▸ **Exercise brief**
Hand back each line, unchanged, from the top down to the line where "0.676,0.682,0.685,0.686,0.691,0.693,0.696,0.697];" sits.

* start *

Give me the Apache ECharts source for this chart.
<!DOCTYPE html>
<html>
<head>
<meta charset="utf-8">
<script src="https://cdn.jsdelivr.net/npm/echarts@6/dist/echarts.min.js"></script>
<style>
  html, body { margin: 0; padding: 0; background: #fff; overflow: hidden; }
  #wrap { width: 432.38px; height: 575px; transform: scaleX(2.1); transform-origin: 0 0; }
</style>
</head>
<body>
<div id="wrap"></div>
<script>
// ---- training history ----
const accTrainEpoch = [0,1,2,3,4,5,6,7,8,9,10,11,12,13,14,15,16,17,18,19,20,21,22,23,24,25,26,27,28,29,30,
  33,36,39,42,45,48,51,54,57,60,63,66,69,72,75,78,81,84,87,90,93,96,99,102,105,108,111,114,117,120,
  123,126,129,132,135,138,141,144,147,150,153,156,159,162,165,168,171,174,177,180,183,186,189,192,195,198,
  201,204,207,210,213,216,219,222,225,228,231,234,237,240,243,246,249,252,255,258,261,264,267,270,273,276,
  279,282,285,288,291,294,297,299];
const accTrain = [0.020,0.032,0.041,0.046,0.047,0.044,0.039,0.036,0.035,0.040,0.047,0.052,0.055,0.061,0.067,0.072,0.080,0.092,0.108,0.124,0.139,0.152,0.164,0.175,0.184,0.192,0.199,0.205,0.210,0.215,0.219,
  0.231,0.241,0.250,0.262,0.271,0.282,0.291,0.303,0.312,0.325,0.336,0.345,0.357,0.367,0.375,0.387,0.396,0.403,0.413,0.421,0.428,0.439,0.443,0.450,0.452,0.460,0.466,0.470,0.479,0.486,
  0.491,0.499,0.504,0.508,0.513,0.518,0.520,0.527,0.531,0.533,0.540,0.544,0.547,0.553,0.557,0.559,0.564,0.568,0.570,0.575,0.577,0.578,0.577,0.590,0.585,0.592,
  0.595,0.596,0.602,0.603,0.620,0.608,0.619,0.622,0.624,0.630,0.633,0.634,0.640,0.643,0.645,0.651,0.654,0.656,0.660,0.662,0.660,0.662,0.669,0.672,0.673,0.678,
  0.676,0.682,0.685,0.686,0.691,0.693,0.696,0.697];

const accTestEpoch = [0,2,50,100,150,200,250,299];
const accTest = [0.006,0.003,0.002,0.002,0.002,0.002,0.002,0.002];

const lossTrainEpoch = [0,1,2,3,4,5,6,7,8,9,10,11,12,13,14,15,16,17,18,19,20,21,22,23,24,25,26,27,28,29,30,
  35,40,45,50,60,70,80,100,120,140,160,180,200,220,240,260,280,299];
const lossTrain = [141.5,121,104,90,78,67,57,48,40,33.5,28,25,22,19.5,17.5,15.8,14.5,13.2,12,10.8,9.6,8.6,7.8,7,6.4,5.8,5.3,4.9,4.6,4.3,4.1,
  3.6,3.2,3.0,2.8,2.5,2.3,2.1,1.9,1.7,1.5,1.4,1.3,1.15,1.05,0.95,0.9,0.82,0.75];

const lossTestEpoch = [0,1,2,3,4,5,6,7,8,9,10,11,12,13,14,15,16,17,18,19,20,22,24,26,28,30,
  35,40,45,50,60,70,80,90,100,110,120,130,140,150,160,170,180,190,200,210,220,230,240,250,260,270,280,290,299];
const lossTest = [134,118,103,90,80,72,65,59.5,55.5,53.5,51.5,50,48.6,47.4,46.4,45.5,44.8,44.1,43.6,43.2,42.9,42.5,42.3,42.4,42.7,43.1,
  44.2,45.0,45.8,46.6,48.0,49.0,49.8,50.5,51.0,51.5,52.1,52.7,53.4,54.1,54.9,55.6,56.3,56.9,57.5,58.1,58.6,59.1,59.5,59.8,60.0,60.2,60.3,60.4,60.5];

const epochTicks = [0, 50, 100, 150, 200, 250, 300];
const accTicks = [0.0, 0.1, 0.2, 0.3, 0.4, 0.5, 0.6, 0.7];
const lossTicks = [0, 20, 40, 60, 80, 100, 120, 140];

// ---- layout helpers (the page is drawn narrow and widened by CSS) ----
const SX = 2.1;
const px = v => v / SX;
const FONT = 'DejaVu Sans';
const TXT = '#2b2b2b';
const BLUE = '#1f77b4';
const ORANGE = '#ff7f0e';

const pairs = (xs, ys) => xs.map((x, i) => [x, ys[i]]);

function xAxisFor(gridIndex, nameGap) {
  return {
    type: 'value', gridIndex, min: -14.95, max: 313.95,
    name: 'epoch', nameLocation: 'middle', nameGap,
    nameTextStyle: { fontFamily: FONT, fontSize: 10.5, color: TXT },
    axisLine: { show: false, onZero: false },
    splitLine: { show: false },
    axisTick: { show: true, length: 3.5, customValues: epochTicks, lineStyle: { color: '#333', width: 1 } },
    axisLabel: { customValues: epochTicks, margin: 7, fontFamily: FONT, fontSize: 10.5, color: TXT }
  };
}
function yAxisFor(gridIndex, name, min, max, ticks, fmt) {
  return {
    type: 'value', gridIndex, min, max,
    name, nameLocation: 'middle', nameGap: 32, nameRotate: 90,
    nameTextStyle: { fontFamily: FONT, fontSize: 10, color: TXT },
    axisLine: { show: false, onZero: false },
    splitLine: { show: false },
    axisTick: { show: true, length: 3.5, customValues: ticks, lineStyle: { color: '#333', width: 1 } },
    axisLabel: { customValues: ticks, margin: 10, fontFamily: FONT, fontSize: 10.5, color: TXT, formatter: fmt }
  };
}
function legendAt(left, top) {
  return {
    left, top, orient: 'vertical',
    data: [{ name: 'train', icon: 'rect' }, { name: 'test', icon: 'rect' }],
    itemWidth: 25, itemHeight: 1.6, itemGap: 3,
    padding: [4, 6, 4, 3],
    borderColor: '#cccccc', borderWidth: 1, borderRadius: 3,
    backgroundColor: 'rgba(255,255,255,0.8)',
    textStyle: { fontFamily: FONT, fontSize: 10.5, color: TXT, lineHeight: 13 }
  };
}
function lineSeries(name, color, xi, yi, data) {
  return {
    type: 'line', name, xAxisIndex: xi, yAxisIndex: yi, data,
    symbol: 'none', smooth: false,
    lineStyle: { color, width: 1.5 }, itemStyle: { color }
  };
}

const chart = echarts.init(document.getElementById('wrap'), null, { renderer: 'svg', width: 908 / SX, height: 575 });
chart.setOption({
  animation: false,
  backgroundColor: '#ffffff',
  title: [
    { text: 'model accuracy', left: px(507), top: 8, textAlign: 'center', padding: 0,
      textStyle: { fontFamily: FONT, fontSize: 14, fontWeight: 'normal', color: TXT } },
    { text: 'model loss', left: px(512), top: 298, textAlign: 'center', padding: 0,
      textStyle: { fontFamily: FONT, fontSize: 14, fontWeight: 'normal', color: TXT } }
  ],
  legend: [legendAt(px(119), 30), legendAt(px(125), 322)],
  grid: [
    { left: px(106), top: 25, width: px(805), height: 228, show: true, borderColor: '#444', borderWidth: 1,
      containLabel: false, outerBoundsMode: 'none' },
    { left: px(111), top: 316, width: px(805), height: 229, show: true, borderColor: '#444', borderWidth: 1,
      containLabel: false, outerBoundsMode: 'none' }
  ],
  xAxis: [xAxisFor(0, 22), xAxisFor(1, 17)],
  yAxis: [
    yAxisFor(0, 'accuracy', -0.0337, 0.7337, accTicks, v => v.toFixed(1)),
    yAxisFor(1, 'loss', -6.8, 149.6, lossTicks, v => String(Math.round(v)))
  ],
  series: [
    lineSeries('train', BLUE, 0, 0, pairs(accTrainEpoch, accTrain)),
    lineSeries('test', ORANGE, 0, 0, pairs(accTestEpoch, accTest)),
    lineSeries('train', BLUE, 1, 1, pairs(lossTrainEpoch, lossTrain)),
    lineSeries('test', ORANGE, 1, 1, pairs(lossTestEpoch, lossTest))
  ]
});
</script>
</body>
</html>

* end *

▸ **Expected answer**
Give me the Apache ECharts source for this chart.
<!DOCTYPE html>
<html>
<head>
<meta charset="utf-8">
<script src="https://cdn.jsdelivr.net/npm/echarts@6/dist/echarts.min.js"></script>
<style>
  html, body { margin: 0; padding: 0; background: #fff; overflow: hidden; }
  #wrap { width: 432.38px; height: 575px; transform: scaleX(2.1); transform-origin: 0 0; }
</style>
</head>
<body>
<div id="wrap"></div>
<script>
// ---- training history ----
const accTrainEpoch = [0,1,2,3,4,5,6,7,8,9,10,11,12,13,14,15,16,17,18,19,20,21,22,23,24,25,26,27,28,29,30,
  33,36,39,42,45,48,51,54,57,60,63,66,69,72,75,78,81,84,87,90,93,96,99,102,105,108,111,114,117,120,
  123,126,129,132,135,138,141,144,147,150,153,156,159,162,165,168,171,174,177,180,183,186,189,192,195,198,
  201,204,207,210,213,216,219,222,225,228,231,234,237,240,243,246,249,252,255,258,261,264,267,270,273,276,
  279,282,285,288,291,294,297,299];
const accTrain = [0.020,0.032,0.041,0.046,0.047,0.044,0.039,0.036,0.035,0.040,0.047,0.052,0.055,0.061,0.067,0.072,0.080,0.092,0.108,0.124,0.139,0.152,0.164,0.175,0.184,0.192,0.199,0.205,0.210,0.215,0.219,
  0.231,0.241,0.250,0.262,0.271,0.282,0.291,0.303,0.312,0.325,0.336,0.345,0.357,0.367,0.375,0.387,0.396,0.403,0.413,0.421,0.428,0.439,0.443,0.450,0.452,0.460,0.466,0.470,0.479,0.486,
  0.491,0.499,0.504,0.508,0.513,0.518,0.520,0.527,0.531,0.533,0.540,0.544,0.547,0.553,0.557,0.559,0.564,0.568,0.570,0.575,0.577,0.578,0.577,0.590,0.585,0.592,
  0.595,0.596,0.602,0.603,0.620,0.608,0.619,0.622,0.624,0.630,0.633,0.634,0.640,0.643,0.645,0.651,0.654,0.656,0.660,0.662,0.660,0.662,0.669,0.672,0.673,0.678,
  0.676,0.682,0.685,0.686,0.691,0.693,0.696,0.697];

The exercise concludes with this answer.